▶ [Task to carry out]
Reproduce the data below in full and exclude every picture.

++++

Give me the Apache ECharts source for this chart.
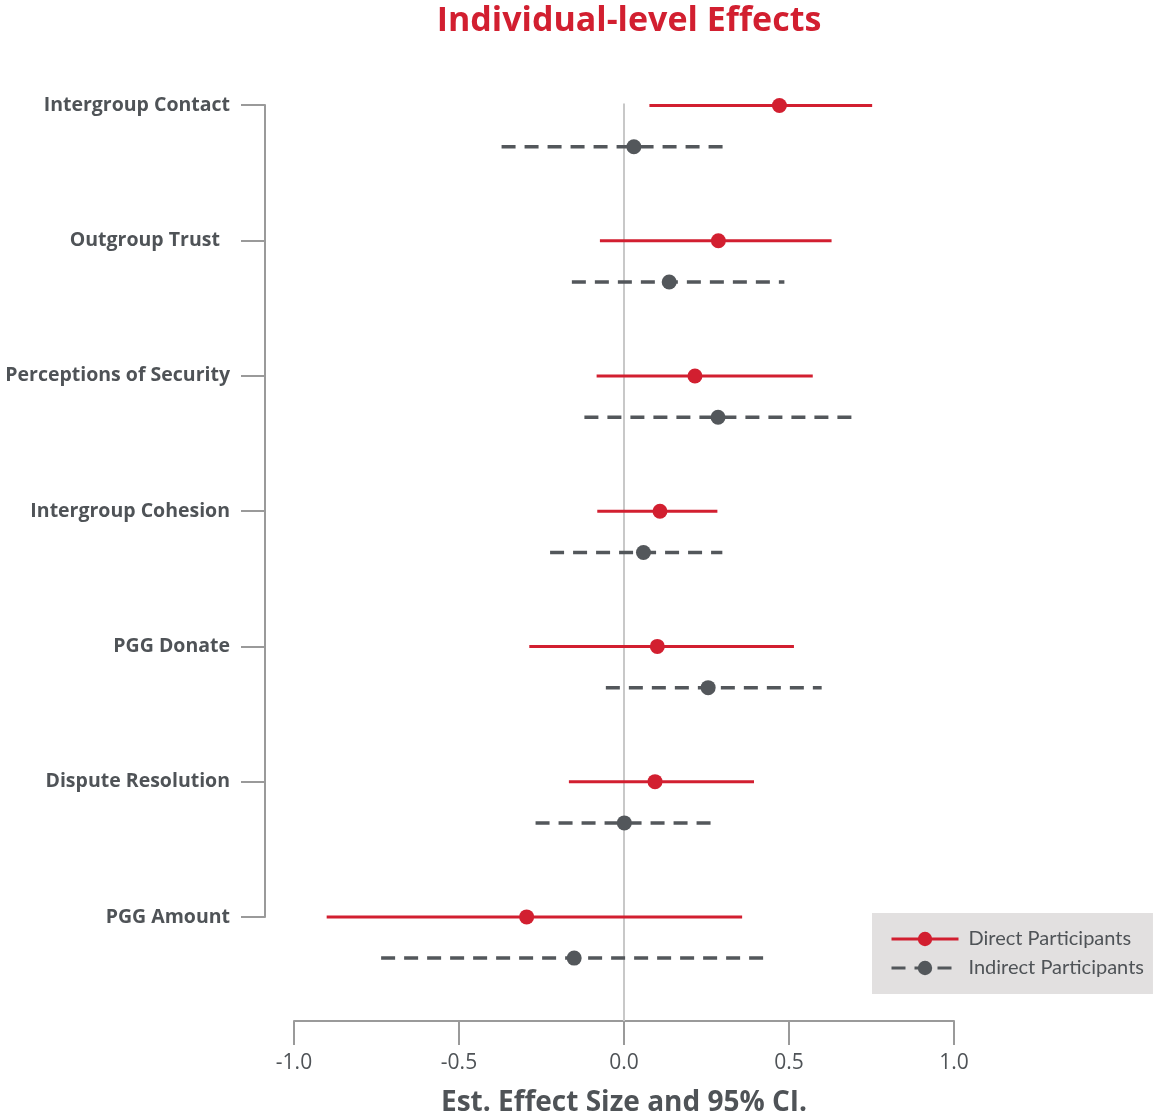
<!DOCTYPE html>
<html>
<head>
<meta charset="utf-8">
<script src="https://cdn.jsdelivr.net/npm/echarts@6/dist/echarts.min.js"></script>
<style>
html,body{margin:0;padding:0;background:#fff;}
#chart{width:1155px;height:1118px;}
</style>
</head>
<body>
<div id="chart"></div>
<script>
const categories = ['Intergroup Contact','Outgroup Trust\u00a0\u00a0','Perceptions of Security','Intergroup Cohesion','PGG Donate','Dispute Resolution','PGG Amount'];
const directEst  = [0.471, 0.286, 0.215, 0.109, 0.101, 0.094, -0.295];
const directLo   = [0.077, -0.073, -0.083, -0.081, -0.287, -0.167, -0.901];
const directHi   = [0.752, 0.629, 0.572, 0.283, 0.515, 0.394, 0.358];
const indirectEst = [0.030, 0.137, 0.285, 0.059, 0.255, 0.001, -0.151];
const indirectLo  = [-0.371, -0.158, -0.120, -0.224, -0.055, -0.268, -0.736];
const indirectHi  = [0.314, 0.486, 0.690, 0.298, 0.599, 0.278, 0.422];
const xTicks = [-1.0, -0.5, 0.0, 0.5, 1.0];

const RED = '#d21f30';
const GRAY = '#53575b';
const AXIS = '#9a9a9a';
const TXT = '#4f5357';
const FONT = '"Open Sans"';
const FONT2 = 'Lato';
const OFFSET = 0.305;

function buildData(est, lo, hi, off){
  const d = [];
  est.forEach((e, i) => {
    const y = i + off;
    d.push({value:[lo[i], y], symbol:'none'});
    d.push({value:[e, y], symbol:'circle'});
    d.push({value:[hi[i], y], symbol:'none'});
    d.push('-');
  });
  return d;
}

const chart = echarts.init(document.getElementById('chart'));
chart.setOption({
  backgroundColor:'#ffffff',
  animation:false,
  title:{
    text:'Individual-level Effects',
    left:624, top:-1, textAlign:'center',
    textStyle:{color:RED, fontFamily:FONT, fontWeight:'bold', fontSize:34}
  },
  legend:{
    orient:'vertical',
    left:872, top:913,
    backgroundColor:'#e2e0e0',
    padding:[16,9,16,18],
    itemGap:9,
    itemWidth:67, itemHeight:18,
    lineStyle:{width:3},
    textStyle:{color:TXT, fontFamily:FONT2, fontSize:20, padding:[0,0,0,5]},
    data:['Direct Participants','Indirect Participants']
  },
  grid:[
    {left:294, right:201, top:103.5, bottom:97, containLabel:false, outerBoundsMode:'none'},
    {left:265, width:10, top:105, bottom:201, containLabel:false, outerBoundsMode:'none'}
  ],
  xAxis:[
    {
      gridIndex:0, type:'value', min:-1, max:1, interval:0.5, position:'bottom',
      axisLine:{show:true, onZero:false, lineStyle:{color:AXIS, width:2}},
      axisTick:{show:true, length:24, lineStyle:{color:AXIS, width:2}},
      axisLabel:{color:TXT, fontFamily:FONT, fontSize:21, margin:32,
        formatter:v => { const t = xTicks.find(x => Math.abs(x - v) < 1e-9); return t === undefined ? '' : t.toFixed(1); }},
      splitLine:{show:false},
      name:'Est. Effect Size and 95% CI.',
      nameLocation:'middle', nameGap:68,
      nameTextStyle:{color:TXT, fontFamily:FONT, fontWeight:'bold', fontSize:28}
    },
    {gridIndex:1, type:'value', show:false}
  ],
  yAxis:[
    {gridIndex:0, type:'value', min:-0.015, max:6.77, inverse:true, show:false},
    {
      gridIndex:1, type:'category', data:categories, inverse:true, boundaryGap:false,
      axisLine:{show:true, lineStyle:{color:AXIS, width:2}},
      axisTick:{show:true, length:24, alignWithLabel:true, lineStyle:{color:AXIS, width:2}},
      axisLabel:{color:TXT, fontFamily:FONT, fontWeight:'bold', fontSize:19.5, margin:35, interval:0}
    }
  ],
  series:[
    {
      name:'Direct Participants', type:'line', xAxisIndex:0, yAxisIndex:0,
      data:buildData(directEst, directLo, directHi, 0),
      symbol:'circle', symbolSize:15, showAllSymbol:true, z:3,
      lineStyle:{color:RED, width:3},
      itemStyle:{color:RED},
      markLine:{
        silent:true, symbol:'none', label:{show:false},
        lineStyle:{color:'#c8c8c8', width:2, type:'solid'},
        data:[{xAxis:0}], z:1
      }
    },
    {
      name:'Indirect Participants', type:'line', xAxisIndex:0, yAxisIndex:0,
      data:buildData(indirectEst, indirectLo, indirectHi, OFFSET),
      symbol:'circle', symbolSize:15, showAllSymbol:true, z:3,
      lineStyle:{color:GRAY, width:3.5, type:[14,9]},
      itemStyle:{color:GRAY}
    }
  ]
});
</script>
</body>
</html>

++++

▶ [Answer to this exercise]
Give me the Apache ECharts source for this chart.
<!DOCTYPE html>
<html>
<head>
<meta charset="utf-8">
<script src="https://cdn.jsdelivr.net/npm/echarts@6/dist/echarts.min.js"></script>
<style>
html,body{margin:0;padding:0;background:#fff;}
#chart{width:1155px;height:1118px;}
</style>
</head>
<body>
<div id="chart"></div>
<script>
const categories = ['Intergroup Contact','Outgroup Trust\u00a0\u00a0','Perceptions of Security','Intergroup Cohesion','PGG Donate','Dispute Resolution','PGG Amount'];
const directEst  = [0.471, 0.286, 0.215, 0.109, 0.101, 0.094, -0.295];
const directLo   = [0.077, -0.073, -0.083, -0.081, -0.287, -0.167, -0.901];
const directHi   = [0.752, 0.629, 0.572, 0.283, 0.515, 0.394, 0.358];
const indirectEst = [0.030, 0.137, 0.285, 0.059, 0.255, 0.001, -0.151];
const indirectLo  = [-0.371, -0.158, -0.120, -0.224, -0.055, -0.268, -0.736];
const indirectHi  = [0.314, 0.486, 0.690, 0.298, 0.599, 0.278, 0.422];
const xTicks = [-1.0, -0.5, 0.0, 0.5, 1.0];

const RED = '#d21f30';
const GRAY = '#53575b';
const AXIS = '#9a9a9a';
const TXT = '#4f5357';
const FONT = '"Open Sans"';
const FONT2 = 'Lato';
const OFFSET = 0.305;

function buildData(est, lo, hi, off){
  const d = [];
  est.forEach((e, i) => {
    const y = i + off;
    d.push({value:[lo[i], y], symbol:'none'});
    d.push({value:[e, y], symbol:'circle'});
    d.push({value:[hi[i], y], symbol:'none'});
    d.push('-');
  });
  return d;
}

const chart = echarts.init(document.getElementById('chart'));
chart.setOption({
  backgroundColor:'#ffffff',
  animation:false,
  title:{
    text:'Individual-level Effects',
    left:624, top:-1, textAlign:'center',
    textStyle:{color:RED, fontFamily:FONT, fontWeight:'bold', fontSize:34}
  },
  legend:{
    orient:'vertical',
    left:872, top:913,
    backgroundColor:'#e2e0e0',
    padding:[16,9,16,18],
    itemGap:9,
    itemWidth:67, itemHeight:18,
    lineStyle:{width:3},
    textStyle:{color:TXT, fontFamily:FONT2, fontSize:20, padding:[0,0,0,5]},
    data:['Direct Participants','Indirect Participants']
  },
  grid:[
    {left:294, right:201, top:103.5, bottom:97, containLabel:false, outerBoundsMode:'none'},
    {left:265, width:10, top:105, bottom:201, containLabel:false, outerBoundsMode:'none'}
  ],
  xAxis:[
    {
      gridIndex:0, type:'value', min:-1, max:1, interval:0.5, position:'bottom',
      axisLine:{show:true, onZero:false, lineStyle:{color:AXIS, width:2}},
      axisTick:{show:true, length:24, lineStyle:{color:AXIS, width:2}},
      axisLabel:{color:TXT, fontFamily:FONT, fontSize:21, margin:32,
        formatter:v => { const t = xTicks.find(x => Math.abs(x - v) < 1e-9); return t === undefined ? '' : t.toFixed(1); }},
      splitLine:{show:false},
      name:'Est. Effect Size and 95% CI.',
      nameLocation:'middle', nameGap:68,
      nameTextStyle:{color:TXT, fontFamily:FONT, fontWeight:'bold', fontSize:28}
    },
    {gridIndex:1, type:'value', show:false}
  ],
  yAxis:[
    {gridIndex:0, type:'value', min:-0.015, max:6.77, inverse:true, show:false},
    {
      gridIndex:1, type:'category', data:categories, inverse:true, boundaryGap:false,
      axisLine:{show:true, lineStyle:{color:AXIS, width:2}},
      axisTick:{show:true, length:24, alignWithLabel:true, lineStyle:{color:AXIS, width:2}},
      axisLabel:{color:TXT, fontFamily:FONT, fontWeight:'bold', fontSize:19.5, margin:35, interval:0}
    }
  ],
  series:[
    {
      name:'Direct Participants', type:'line', xAxisIndex:0, yAxisIndex:0,
      data:buildData(directEst, directLo, directHi, 0),
      symbol:'circle', symbolSize:15, showAllSymbol:true, z:3,
      lineStyle:{color:RED, width:3},
      itemStyle:{color:RED},
      markLine:{
        silent:true, symbol:'none', label:{show:false},
        lineStyle:{color:'#c8c8c8', width:2, type:'solid'},
        data:[{xAxis:0}], z:1
      }
    },
    {
      name:'Indirect Participants', type:'line', xAxisIndex:0, yAxisIndex:0,
      data:buildData(indirectEst, indirectLo, indirectHi, OFFSET),
      symbol:'circle', symbolSize:15, showAllSymbol:true, z:3,
      lineStyle:{color:GRAY, width:3.5, type:[14,9]},
      itemStyle:{color:GRAY}
    }
  ]
});
</script>
</body>
</html>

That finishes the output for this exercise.